- **To be done**
Omit pictures and quote the listing below line by line, from its start through the line that holds "80, 90, 100]".

>> begin Material provided

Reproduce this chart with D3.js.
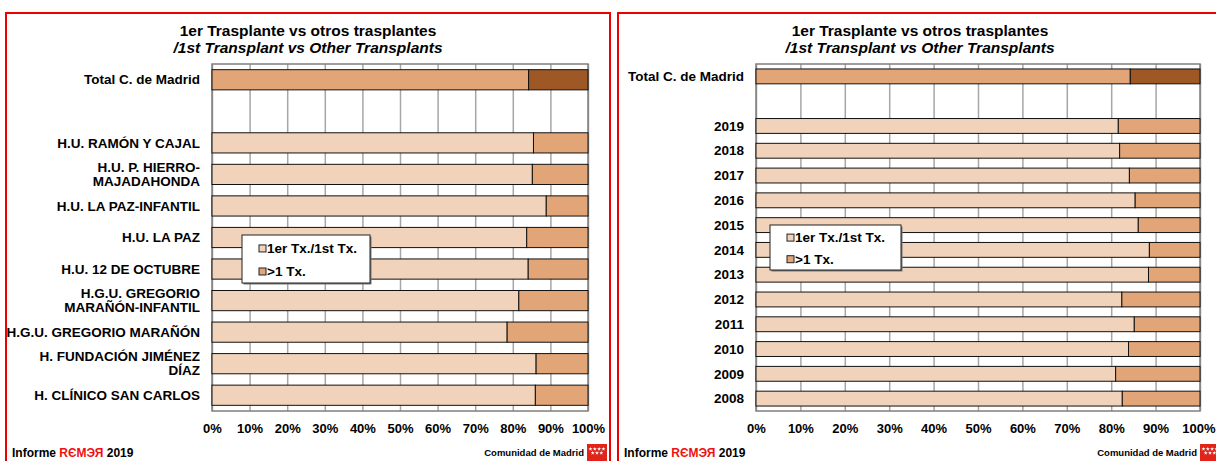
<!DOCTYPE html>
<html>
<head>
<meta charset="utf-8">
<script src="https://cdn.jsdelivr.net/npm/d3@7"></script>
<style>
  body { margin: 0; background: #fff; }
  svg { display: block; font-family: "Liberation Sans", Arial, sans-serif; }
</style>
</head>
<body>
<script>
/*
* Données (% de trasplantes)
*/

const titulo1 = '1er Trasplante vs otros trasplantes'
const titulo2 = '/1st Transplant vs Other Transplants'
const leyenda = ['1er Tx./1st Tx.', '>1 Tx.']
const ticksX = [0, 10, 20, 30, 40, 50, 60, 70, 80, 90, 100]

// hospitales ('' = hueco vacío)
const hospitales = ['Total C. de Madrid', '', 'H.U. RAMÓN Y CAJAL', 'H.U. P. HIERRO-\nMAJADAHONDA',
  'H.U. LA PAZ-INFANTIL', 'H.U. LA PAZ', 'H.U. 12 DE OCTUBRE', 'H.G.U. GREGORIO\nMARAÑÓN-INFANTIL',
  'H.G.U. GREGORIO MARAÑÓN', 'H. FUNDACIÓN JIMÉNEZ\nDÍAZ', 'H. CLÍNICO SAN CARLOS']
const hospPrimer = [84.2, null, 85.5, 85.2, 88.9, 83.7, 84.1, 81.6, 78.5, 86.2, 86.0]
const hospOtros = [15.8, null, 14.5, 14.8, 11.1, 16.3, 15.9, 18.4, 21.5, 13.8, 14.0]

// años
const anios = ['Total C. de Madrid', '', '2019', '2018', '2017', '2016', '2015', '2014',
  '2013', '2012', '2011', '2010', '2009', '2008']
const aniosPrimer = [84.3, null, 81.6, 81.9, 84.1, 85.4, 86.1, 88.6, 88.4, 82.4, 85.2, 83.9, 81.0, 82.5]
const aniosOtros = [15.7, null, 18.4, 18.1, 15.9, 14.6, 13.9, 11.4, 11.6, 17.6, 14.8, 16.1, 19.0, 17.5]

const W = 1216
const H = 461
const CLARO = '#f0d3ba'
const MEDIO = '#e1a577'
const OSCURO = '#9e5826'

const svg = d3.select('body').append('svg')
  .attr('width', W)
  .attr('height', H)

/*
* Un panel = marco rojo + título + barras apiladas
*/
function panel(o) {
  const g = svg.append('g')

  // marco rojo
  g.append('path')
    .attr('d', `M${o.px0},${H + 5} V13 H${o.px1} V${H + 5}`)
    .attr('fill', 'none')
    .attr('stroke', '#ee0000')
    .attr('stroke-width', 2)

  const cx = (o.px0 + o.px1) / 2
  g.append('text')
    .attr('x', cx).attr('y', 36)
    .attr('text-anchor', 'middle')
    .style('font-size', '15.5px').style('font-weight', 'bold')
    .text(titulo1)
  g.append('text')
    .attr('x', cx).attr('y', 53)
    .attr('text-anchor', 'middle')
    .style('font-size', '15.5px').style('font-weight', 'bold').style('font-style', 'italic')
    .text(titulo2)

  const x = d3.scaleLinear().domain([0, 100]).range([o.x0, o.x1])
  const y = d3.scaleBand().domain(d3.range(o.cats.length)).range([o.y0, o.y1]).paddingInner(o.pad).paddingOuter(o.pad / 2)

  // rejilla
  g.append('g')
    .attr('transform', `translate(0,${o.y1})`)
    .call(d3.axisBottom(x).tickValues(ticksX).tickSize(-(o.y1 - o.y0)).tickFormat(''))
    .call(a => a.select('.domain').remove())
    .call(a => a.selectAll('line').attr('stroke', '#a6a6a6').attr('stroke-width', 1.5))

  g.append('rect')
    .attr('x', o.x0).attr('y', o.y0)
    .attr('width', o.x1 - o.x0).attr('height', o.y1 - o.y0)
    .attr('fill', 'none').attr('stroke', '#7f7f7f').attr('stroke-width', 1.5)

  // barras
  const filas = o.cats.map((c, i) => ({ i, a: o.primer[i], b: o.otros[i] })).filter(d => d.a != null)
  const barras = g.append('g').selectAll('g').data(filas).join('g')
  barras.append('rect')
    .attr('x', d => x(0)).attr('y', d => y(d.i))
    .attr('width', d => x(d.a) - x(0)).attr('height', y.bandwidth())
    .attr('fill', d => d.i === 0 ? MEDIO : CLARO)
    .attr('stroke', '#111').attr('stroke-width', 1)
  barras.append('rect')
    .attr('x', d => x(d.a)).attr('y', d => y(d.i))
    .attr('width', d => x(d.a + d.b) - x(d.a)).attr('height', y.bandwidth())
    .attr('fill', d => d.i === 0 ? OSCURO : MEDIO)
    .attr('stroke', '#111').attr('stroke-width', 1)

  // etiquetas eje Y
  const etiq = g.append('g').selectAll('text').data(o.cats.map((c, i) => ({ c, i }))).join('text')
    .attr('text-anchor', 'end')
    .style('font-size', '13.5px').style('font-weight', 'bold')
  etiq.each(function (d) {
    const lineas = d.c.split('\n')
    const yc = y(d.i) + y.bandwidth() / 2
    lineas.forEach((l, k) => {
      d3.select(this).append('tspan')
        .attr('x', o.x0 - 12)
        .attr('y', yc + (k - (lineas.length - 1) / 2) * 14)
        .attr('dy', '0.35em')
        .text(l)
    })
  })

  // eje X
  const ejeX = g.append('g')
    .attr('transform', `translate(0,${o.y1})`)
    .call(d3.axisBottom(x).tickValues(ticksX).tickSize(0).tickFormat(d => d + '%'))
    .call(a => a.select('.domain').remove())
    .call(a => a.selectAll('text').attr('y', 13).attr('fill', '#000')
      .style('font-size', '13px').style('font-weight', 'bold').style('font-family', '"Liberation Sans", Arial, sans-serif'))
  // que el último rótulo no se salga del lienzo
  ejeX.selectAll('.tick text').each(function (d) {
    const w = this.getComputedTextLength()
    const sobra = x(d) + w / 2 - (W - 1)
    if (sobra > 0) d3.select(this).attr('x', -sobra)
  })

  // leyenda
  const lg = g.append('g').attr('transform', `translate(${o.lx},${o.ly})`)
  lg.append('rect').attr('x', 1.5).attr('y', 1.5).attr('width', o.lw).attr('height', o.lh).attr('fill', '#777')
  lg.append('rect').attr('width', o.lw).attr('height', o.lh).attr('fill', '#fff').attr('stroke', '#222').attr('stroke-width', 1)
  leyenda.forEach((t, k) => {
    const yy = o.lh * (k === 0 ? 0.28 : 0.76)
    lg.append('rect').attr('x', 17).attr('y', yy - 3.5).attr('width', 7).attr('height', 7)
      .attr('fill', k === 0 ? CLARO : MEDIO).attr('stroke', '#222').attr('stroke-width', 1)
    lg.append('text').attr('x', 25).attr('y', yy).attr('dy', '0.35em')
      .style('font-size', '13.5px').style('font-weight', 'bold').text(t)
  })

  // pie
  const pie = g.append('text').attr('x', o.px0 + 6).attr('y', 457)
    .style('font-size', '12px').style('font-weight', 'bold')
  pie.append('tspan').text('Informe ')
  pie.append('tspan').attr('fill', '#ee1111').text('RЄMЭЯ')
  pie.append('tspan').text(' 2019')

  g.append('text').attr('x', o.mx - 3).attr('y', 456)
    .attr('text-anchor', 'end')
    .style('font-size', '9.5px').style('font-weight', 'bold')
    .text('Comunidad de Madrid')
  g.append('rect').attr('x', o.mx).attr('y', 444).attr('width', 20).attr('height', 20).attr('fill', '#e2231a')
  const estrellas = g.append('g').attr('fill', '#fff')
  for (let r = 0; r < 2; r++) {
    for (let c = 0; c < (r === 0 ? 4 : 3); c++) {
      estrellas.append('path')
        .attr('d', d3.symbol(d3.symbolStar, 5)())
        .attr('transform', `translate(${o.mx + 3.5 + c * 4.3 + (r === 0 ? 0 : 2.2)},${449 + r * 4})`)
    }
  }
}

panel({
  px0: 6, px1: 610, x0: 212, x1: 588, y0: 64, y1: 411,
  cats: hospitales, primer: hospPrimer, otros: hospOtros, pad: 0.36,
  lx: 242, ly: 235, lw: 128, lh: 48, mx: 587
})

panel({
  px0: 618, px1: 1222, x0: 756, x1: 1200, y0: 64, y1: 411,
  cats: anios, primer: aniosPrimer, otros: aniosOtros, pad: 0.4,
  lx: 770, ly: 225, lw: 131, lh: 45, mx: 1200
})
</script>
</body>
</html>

>> end Material provided

- **Solution to the exercise**
Reproduce this chart with D3.js.
<!DOCTYPE html>
<html>
<head>
<meta charset="utf-8">
<script src="https://cdn.jsdelivr.net/npm/d3@7"></script>
<style>
  body { margin: 0; background: #fff; }
  svg { display: block; font-family: "Liberation Sans", Arial, sans-serif; }
</style>
</head>
<body>
<script>
/*
* Données (% de trasplantes)
*/

const titulo1 = '1er Trasplante vs otros trasplantes'
const titulo2 = '/1st Transplant vs Other Transplants'
const leyenda = ['1er Tx./1st Tx.', '>1 Tx.']
const ticksX = [0, 10, 20, 30, 40, 50, 60, 70, 80, 90, 100]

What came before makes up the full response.